Eldad Matmon, Amit Bracha, Noam Rotstein, Ron Kimmel

2026-01-12

CaricatureGS: Exaggerating 3D Gaussian Splatting Faces With Gaussian Curvature

Summary

This paper presents a new method for creating realistic and customizable 3D caricatures of faces, meaning it takes a normal face and exaggerates features like the nose or eyes in a controllable way.

What's the problem?

Existing methods for exaggerating 3D faces often result in blurry or unrealistic images. Simply stretching a 3D model doesn't look good, and current techniques struggle to balance exaggeration with maintaining a photorealistic appearance.

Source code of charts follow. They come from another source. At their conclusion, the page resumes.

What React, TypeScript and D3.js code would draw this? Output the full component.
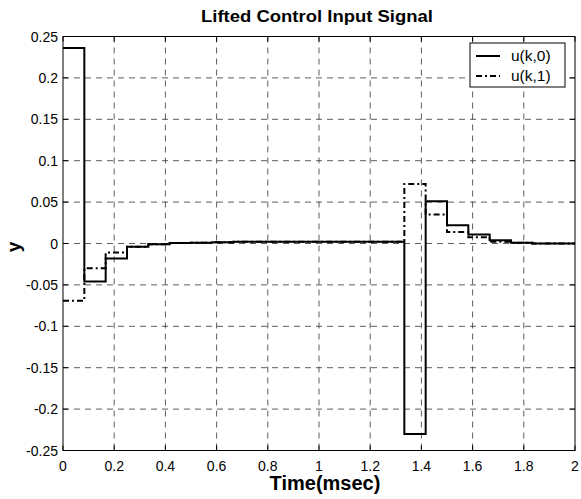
import React from "react";
import * as d3 from "d3";

const PERIOD = 1 / 12;
const u0: number[] = [0.236, -0.046, -0.018, -0.004, -0.001, 0.0005, 0.001, 0.0015, 0.002, 0.002, 0.002, 0.002, 0.002, 0.002, 0.002, 0.002, -0.23, 0.051, 0.022, 0.011, 0.004, 0.001, 0.0, 0.0];
const u1: number[] = [-0.069, -0.03, -0.011, -0.004, -0.001, 0.0005, 0.001, 0.0015, 0.002, 0.002, 0.002, 0.002, 0.002, 0.002, 0.002, 0.002, 0.072, 0.035, 0.014, 0.0075, 0.002, 0.001, 0.0, 0.0];
const xTicks: number[] = [0, 0.2, 0.4, 0.6, 0.8, 1, 1.2, 1.4, 1.6, 1.8, 2];
const yTicks: number[] = [-0.25, -0.2, -0.15, -0.1, -0.05, 0, 0.05, 0.1, 0.15, 0.2, 0.25];
const legendLabels: string[] = ["u(k,0)", "u(k,1)"];

const W = 581, H = 499;
const L = 63, R = 575, T = 36.5, B = 450.5;
const FONT = "'Liberation Sans', Arial, sans-serif";

export default function App() {
  const x = d3.scaleLinear().domain([0, 2]).range([L, R]);
  const y = d3.scaleLinear().domain([-0.25, 0.25]).range([B, T]);
  const line = d3.line<[number, number]>().x(d => x(d[0])).y(d => y(d[1])).curve(d3.curveStepAfter);
  const pts = (arr: number[]): [number, number][] => {
    const p: [number, number][] = arr.map((v, i) => [i * PERIOD, v]);
    p.push([2, arr[arr.length - 1]]);
    return p;
  };
  const fmt = (v: number) => String(v);
  const tick = 5;
  return (
    <svg width={W} height={H} style={{ position: "absolute", left: 0, top: 0, background: "#fff" }} fontFamily={FONT}>
      <rect x={0} y={0} width={W} height={H} fill="#fff" />
      {xTicks.slice(1, -1).map(t => (
        <line key={"gx" + t} x1={x(t)} x2={x(t)} y1={T} y2={B} stroke="#333" strokeWidth={0.8} strokeDasharray="6,5" />
      ))}
      {yTicks.slice(1, -1).map(t => (
        <line key={"gy" + t} x1={L} x2={R} y1={y(t)} y2={y(t)} stroke="#333" strokeWidth={0.8} strokeDasharray="6,5" />
      ))}
      {xTicks.map(t => (
        <g key={"tx" + t}>
          <line x1={x(t)} x2={x(t)} y1={B} y2={B - tick} stroke="#000" />
          <line x1={x(t)} x2={x(t)} y1={T} y2={T + tick} stroke="#000" />
          <text x={x(t)} y={B + 20} fontSize={14} textAnchor="middle">{fmt(t)}</text>
        </g>
      ))}
      {yTicks.map(t => (
        <g key={"ty" + t}>
          <line x1={L} x2={L + tick} y1={y(t)} y2={y(t)} stroke="#000" />
          <line x1={R} x2={R - tick} y1={y(t)} y2={y(t)} stroke="#000" />
          <text x={L - 5} y={y(t) + 5} fontSize={14} textAnchor="end">{fmt(t)}</text>
        </g>
      ))}
      <path d={line(pts(u1)) || ""} fill="none" stroke="#000" strokeWidth={2} strokeDasharray="6,3,2,3" />
      <path d={line(pts(u0)) || ""} fill="none" stroke="#000" strokeWidth={2} />
      <rect x={L} y={T} width={R - L} height={B - T} fill="none" stroke="#000" strokeWidth={1} />
      <g>
        <rect x={470} y={43} width={95} height={44} fill="#fff" stroke="#000" strokeWidth={1} />
        {legendLabels.map((lab, i) => (
          <g key={lab}>
            <line x1={476} x2={500} y1={56 + i * 20} y2={56 + i * 20} stroke="#000" strokeWidth={2} strokeDasharray={i === 0 ? undefined : "6,3,2,3"} />
            <text x={511} y={61 + i * 20} fontSize={15.5}>{lab}</text>
          </g>
        ))}
      </g>
      <text x={317} y={21.5} fontSize={17} fontWeight="bold" textAnchor="middle" textLength={232} lengthAdjust="spacingAndGlyphs">Lifted Control Input Signal</text>
      <text x={325} y={490} fontSize={20} fontWeight="bold" textAnchor="middle">Time(msec)</text>
      <text x={20} y={247} fontSize={19} fontWeight="bold" textAnchor="middle" transform="rotate(-90, 20, 247)">y</text>
    </svg>
  );
}
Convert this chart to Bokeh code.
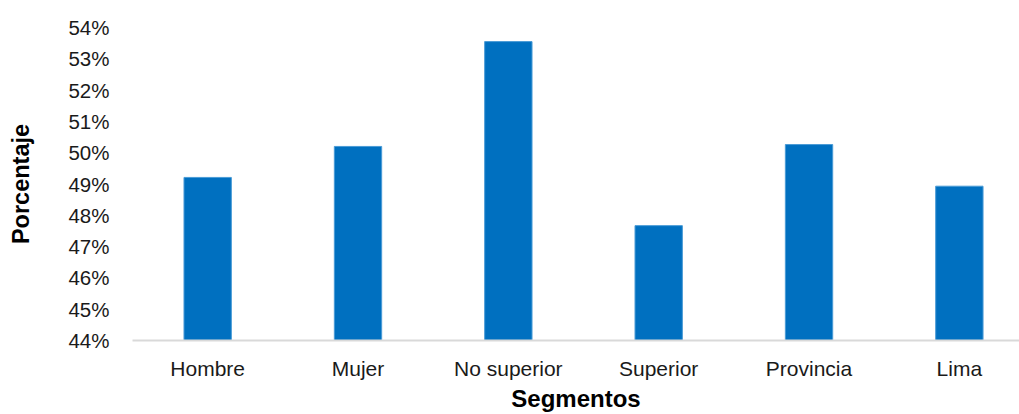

The initial attempt to directly deform a modern 3D representation called 'Gaussian Splatting' also didn't produce good results.

What's the solution?

The researchers developed a system that first exaggerates the underlying shape of the face based on its curves. Then, instead of directly manipulating the 3D Gaussian Splatting data, they cleverly create fake training images by warping the original face to match the exaggerated shape. They then train the system using both real face images and these fake, exaggerated images, allowing it to learn how to create both normal and caricatured faces from a single 3D model. Finally, they added a way to smoothly transition between the original and exaggerated forms for real-time control and editing.

Why it matters?

This work is important because it allows for the creation of high-quality, controllable 3D caricatures that look very realistic. This has potential applications in areas like creating personalized avatars for games or virtual reality, special effects in movies, or even just fun filters for social media. It improves upon previous methods by producing better results and offering more control over the caricature process.

Abstract

A photorealistic and controllable 3D caricaturization framework for faces is introduced. We start with an intrinsic Gaussian curvature-based surface exaggeration technique, which, when coupled with texture, tends to produce over-smoothed renders. To address this, we resort to 3D Gaussian Splatting (3DGS), which has recently been shown to produce realistic free-viewpoint avatars. Given a multiview sequence, we extract a FLAME mesh, solve a curvature-weighted Poisson equation, and obtain its exaggerated form. However, directly deforming the Gaussians yields poor results, necessitating the synthesis of pseudo-ground-truth caricature images by warping each frame to its exaggerated 2D representation using local affine transformations. We then devise a training scheme that alternates real and synthesized supervision, enabling a single Gaussian collection to represent both natural and exaggerated avatars. This scheme improves fidelity, supports local edits, and allows continuous control over the intensity of the caricature. In order to achieve real-time deformations, an efficient interpolation between the original and exaggerated surfaces is introduced. We further analyze and show that it has a bounded deviation from closed-form solutions. In both quantitative and qualitative evaluations, our results outperform prior work, delivering photorealistic, geometry-controlled caricature avatars.